- **Input material**:
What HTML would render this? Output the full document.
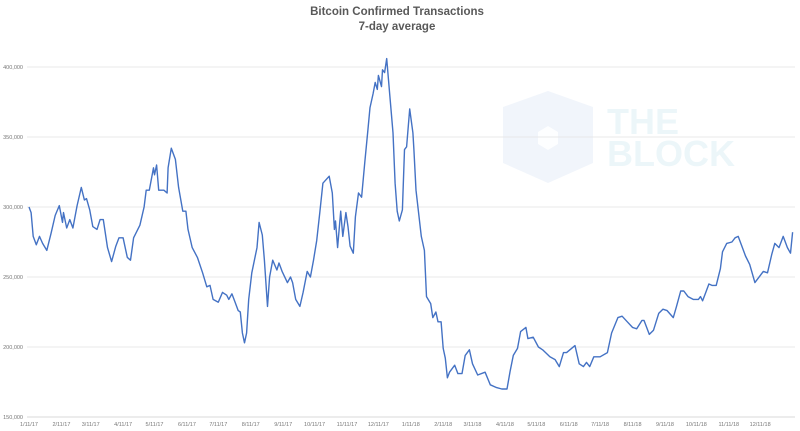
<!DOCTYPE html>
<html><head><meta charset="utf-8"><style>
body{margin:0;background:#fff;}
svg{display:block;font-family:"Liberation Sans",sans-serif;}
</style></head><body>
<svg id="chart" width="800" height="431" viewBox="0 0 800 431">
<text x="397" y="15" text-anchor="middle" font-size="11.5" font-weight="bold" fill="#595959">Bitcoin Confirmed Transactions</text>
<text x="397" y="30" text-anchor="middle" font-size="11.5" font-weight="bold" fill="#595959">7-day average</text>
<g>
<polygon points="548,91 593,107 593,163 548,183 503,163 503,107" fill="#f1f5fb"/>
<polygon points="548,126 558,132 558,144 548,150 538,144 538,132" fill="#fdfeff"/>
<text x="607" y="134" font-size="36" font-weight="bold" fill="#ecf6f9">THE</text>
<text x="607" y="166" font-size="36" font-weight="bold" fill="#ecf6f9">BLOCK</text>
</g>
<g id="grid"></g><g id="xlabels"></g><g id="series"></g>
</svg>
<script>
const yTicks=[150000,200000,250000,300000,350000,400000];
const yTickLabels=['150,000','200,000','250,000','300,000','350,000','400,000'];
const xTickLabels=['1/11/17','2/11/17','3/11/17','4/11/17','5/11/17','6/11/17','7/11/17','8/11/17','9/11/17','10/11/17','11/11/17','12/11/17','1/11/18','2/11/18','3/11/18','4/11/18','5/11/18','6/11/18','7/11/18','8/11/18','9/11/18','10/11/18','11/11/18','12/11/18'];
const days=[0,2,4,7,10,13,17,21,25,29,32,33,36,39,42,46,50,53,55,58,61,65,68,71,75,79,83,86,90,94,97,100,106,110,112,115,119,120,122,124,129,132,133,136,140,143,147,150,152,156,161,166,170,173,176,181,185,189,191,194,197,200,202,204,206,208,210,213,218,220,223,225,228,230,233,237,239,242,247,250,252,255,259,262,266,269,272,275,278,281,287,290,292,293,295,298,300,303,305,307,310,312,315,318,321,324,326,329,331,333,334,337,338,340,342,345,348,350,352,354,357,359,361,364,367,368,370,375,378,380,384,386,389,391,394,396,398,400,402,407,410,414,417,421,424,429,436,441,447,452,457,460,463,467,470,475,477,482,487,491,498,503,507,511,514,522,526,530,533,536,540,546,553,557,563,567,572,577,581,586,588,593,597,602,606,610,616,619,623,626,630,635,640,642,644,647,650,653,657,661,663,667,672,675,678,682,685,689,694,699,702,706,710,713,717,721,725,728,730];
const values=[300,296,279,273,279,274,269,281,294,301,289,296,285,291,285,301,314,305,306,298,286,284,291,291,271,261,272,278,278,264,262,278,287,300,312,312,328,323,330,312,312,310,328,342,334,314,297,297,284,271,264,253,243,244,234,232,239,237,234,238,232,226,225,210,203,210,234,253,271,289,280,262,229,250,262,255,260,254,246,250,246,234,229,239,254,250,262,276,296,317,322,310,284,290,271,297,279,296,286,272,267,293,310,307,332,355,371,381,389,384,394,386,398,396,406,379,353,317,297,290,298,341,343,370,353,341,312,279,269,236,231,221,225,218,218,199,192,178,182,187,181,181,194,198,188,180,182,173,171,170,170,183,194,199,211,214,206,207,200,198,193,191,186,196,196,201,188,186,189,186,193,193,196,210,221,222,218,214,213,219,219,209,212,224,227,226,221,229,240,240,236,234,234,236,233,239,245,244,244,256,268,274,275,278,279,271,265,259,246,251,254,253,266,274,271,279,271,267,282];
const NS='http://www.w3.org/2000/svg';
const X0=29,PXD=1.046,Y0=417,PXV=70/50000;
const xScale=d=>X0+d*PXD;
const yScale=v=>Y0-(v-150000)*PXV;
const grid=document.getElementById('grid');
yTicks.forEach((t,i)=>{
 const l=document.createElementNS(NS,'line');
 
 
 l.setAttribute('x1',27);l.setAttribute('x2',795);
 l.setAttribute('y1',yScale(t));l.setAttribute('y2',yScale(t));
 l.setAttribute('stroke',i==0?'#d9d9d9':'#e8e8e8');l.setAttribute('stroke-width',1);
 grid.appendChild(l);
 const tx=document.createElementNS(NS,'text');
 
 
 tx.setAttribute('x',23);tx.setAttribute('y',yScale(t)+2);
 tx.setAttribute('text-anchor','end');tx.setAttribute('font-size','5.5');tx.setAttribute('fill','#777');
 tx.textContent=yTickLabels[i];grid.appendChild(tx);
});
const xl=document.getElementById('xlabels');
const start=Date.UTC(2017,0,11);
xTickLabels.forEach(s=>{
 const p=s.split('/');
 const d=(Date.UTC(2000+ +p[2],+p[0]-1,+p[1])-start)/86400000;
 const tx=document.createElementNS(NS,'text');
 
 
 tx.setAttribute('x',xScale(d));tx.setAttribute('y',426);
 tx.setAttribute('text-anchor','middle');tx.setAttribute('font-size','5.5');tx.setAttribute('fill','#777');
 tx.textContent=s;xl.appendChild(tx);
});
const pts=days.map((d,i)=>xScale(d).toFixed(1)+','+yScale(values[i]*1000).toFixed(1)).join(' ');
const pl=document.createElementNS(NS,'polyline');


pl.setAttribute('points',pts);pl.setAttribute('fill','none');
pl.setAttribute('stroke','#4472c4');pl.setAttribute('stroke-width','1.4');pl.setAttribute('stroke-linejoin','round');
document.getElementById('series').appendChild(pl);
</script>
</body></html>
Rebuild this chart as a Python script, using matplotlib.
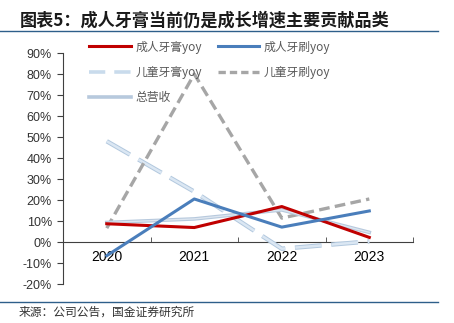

- **What you will do**:
From start to finish, output the listing exactly, but omit its pictures.

- **Response to this exercise**:
What HTML would render this? Output the full document.
<!DOCTYPE html>
<html><head><meta charset="utf-8"><style>
body{margin:0;background:#fff;}
svg{display:block;font-family:"Liberation Sans",sans-serif;}
</style></head><body>
<svg id="chart" width="800" height="431" viewBox="0 0 800 431">
<text x="397" y="15" text-anchor="middle" font-size="11.5" font-weight="bold" fill="#595959">Bitcoin Confirmed Transactions</text>
<text x="397" y="30" text-anchor="middle" font-size="11.5" font-weight="bold" fill="#595959">7-day average</text>
<g>
<polygon points="548,91 593,107 593,163 548,183 503,163 503,107" fill="#f1f5fb"/>
<polygon points="548,126 558,132 558,144 548,150 538,144 538,132" fill="#fdfeff"/>
<text x="607" y="134" font-size="36" font-weight="bold" fill="#ecf6f9">THE</text>
<text x="607" y="166" font-size="36" font-weight="bold" fill="#ecf6f9">BLOCK</text>
</g>
<g id="grid"></g><g id="xlabels"></g><g id="series"></g>
</svg>
<script>
const yTicks=[150000,200000,250000,300000,350000,400000];
const yTickLabels=['150,000','200,000','250,000','300,000','350,000','400,000'];
const xTickLabels=['1/11/17','2/11/17','3/11/17','4/11/17','5/11/17','6/11/17','7/11/17','8/11/17','9/11/17','10/11/17','11/11/17','12/11/17','1/11/18','2/11/18','3/11/18','4/11/18','5/11/18','6/11/18','7/11/18','8/11/18','9/11/18','10/11/18','11/11/18','12/11/18'];
const days=[0,2,4,7,10,13,17,21,25,29,32,33,36,39,42,46,50,53,55,58,61,65,68,71,75,79,83,86,90,94,97,100,106,110,112,115,119,120,122,124,129,132,133,136,140,143,147,150,152,156,161,166,170,173,176,181,185,189,191,194,197,200,202,204,206,208,210,213,218,220,223,225,228,230,233,237,239,242,247,250,252,255,259,262,266,269,272,275,278,281,287,290,292,293,295,298,300,303,305,307,310,312,315,318,321,324,326,329,331,333,334,337,338,340,342,345,348,350,352,354,357,359,361,364,367,368,370,375,378,380,384,386,389,391,394,396,398,400,402,407,410,414,417,421,424,429,436,441,447,452,457,460,463,467,470,475,477,482,487,491,498,503,507,511,514,522,526,530,533,536,540,546,553,557,563,567,572,577,581,586,588,593,597,602,606,610,616,619,623,626,630,635,640,642,644,647,650,653,657,661,663,667,672,675,678,682,685,689,694,699,702,706,710,713,717,721,725,728,730];
const values=[300,296,279,273,279,274,269,281,294,301,289,296,285,291,285,301,314,305,306,298,286,284,291,291,271,261,272,278,278,264,262,278,287,300,312,312,328,323,330,312,312,310,328,342,334,314,297,297,284,271,264,253,243,244,234,232,239,237,234,238,232,226,225,210,203,210,234,253,271,289,280,262,229,250,262,255,260,254,246,250,246,234,229,239,254,250,262,276,296,317,322,310,284,290,271,297,279,296,286,272,267,293,310,307,332,355,371,381,389,384,394,386,398,396,406,379,353,317,297,290,298,341,343,370,353,341,312,279,269,236,231,221,225,218,218,199,192,178,182,187,181,181,194,198,188,180,182,173,171,170,170,183,194,199,211,214,206,207,200,198,193,191,186,196,196,201,188,186,189,186,193,193,196,210,221,222,218,214,213,219,219,209,212,224,227,226,221,229,240,240,236,234,234,236,233,239,245,244,244,256,268,274,275,278,279,271,265,259,246,251,254,253,266,274,271,279,271,267,282];
const NS='http://www.w3.org/2000/svg';
const X0=29,PXD=1.046,Y0=417,PXV=70/50000;
const xScale=d=>X0+d*PXD;
const yScale=v=>Y0-(v-150000)*PXV;
const grid=document.getElementById('grid');
yTicks.forEach((t,i)=>{
 const l=document.createElementNS(NS,'line');
 
 
 l.setAttribute('x1',27);l.setAttribute('x2',795);
 l.setAttribute('y1',yScale(t));l.setAttribute('y2',yScale(t));
 l.setAttribute('stroke',i==0?'#d9d9d9':'#e8e8e8');l.setAttribute('stroke-width',1);
 grid.appendChild(l);
 const tx=document.createElementNS(NS,'text');
 
 
 tx.setAttribute('x',23);tx.setAttribute('y',yScale(t)+2);
 tx.setAttribute('text-anchor','end');tx.setAttribute('font-size','5.5');tx.setAttribute('fill','#777');
 tx.textContent=yTickLabels[i];grid.appendChild(tx);
});
const xl=document.getElementById('xlabels');
const start=Date.UTC(2017,0,11);
xTickLabels.forEach(s=>{
 const p=s.split('/');
 const d=(Date.UTC(2000+ +p[2],+p[0]-1,+p[1])-start)/86400000;
 const tx=document.createElementNS(NS,'text');
 
 
 tx.setAttribute('x',xScale(d));tx.setAttribute('y',426);
 tx.setAttribute('text-anchor','middle');tx.setAttribute('font-size','5.5');tx.setAttribute('fill','#777');
 tx.textContent=s;xl.appendChild(tx);
});
const pts=days.map((d,i)=>xScale(d).toFixed(1)+','+yScale(values[i]*1000).toFixed(1)).join(' ');
const pl=document.createElementNS(NS,'polyline');


pl.setAttribute('points',pts);pl.setAttribute('fill','none');
pl.setAttribute('stroke','#4472c4');pl.setAttribute('stroke-width','1.4');pl.setAttribute('stroke-linejoin','round');
document.getElementById('series').appendChild(pl);
</script>
</body></html>
Rebuild this chart as a Python script, using matplotlib.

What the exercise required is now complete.